Aston Villa comment: The crisis at the heart of Aston Villa's midfield

Emile Heskey

THERE’S a state of EM-ergency in Aston Villa’s midfield!

Emile Heskey in a central midfield role has raised eyebrows among Villa fans and confusion reigns about what he brings to the position.

But experimenting with Heskey there, albeit ineffectively, suggests a lack of faith in Villa’s specialist central midfield personnel, with some justification.

The centre of the park is among the claret and blues’ areas of concern this season.

When possible, Alex McLeish has packed the middle, hence his favoured 4-2-3-1 formation, with the central member of the attacking three able to drop and help out the holding two, for most matches.

It is as if, in McLeish’s mind, no two-man combination of Villa central midfielders is strong, mobile or good enough to carry the fight to opponents and they often require an extra body for support.
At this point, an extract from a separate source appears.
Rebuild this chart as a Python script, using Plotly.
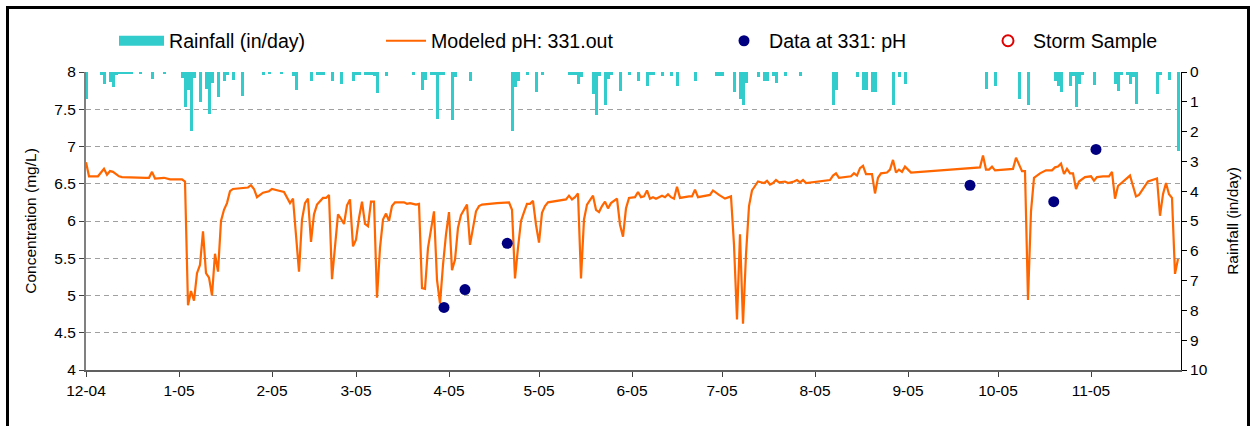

He could be right.

Even in the most convincing attacking display so far, the win over Wigan, McLeish filled the centre with a four-man diamond, sacrificing width to bolster the middle.
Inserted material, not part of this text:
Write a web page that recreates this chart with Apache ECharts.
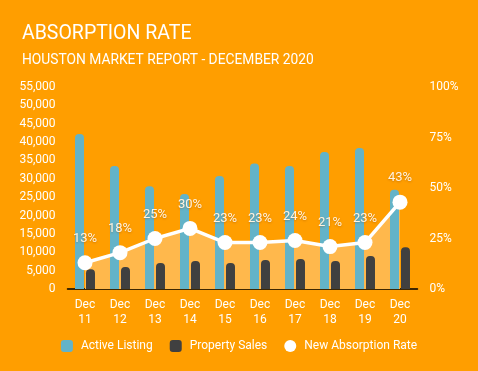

And, after starting with a traditional 4-4-2 at Sunderland on Saturday, he switched to 4-5-1 after Villa took the lead, moving Heskey into the centre with the intention of further protecting two midfield anchors.

Although, it was not until Heskey, lost in the inside role, returned to the left that Villa functioned again.

Heskey is not the answer in there. But the responses from Villa’s specialist central midfielders are hardly resounding either.

Those clamouring for Stephen Ireland to start are right that he needs games to find his match fitness after last term’s inactivity.

But did he show enough, or any, of the attributes he was signed for – probing, creating, scoring – during his four successive starts against Bolton, QPR, Wigan and Manchester City?

Fabian Delph has just experienced his first concerted Premier League run and also needs time, but by his own admission has not impacted enough on games.

McLeish expects much more from both of them.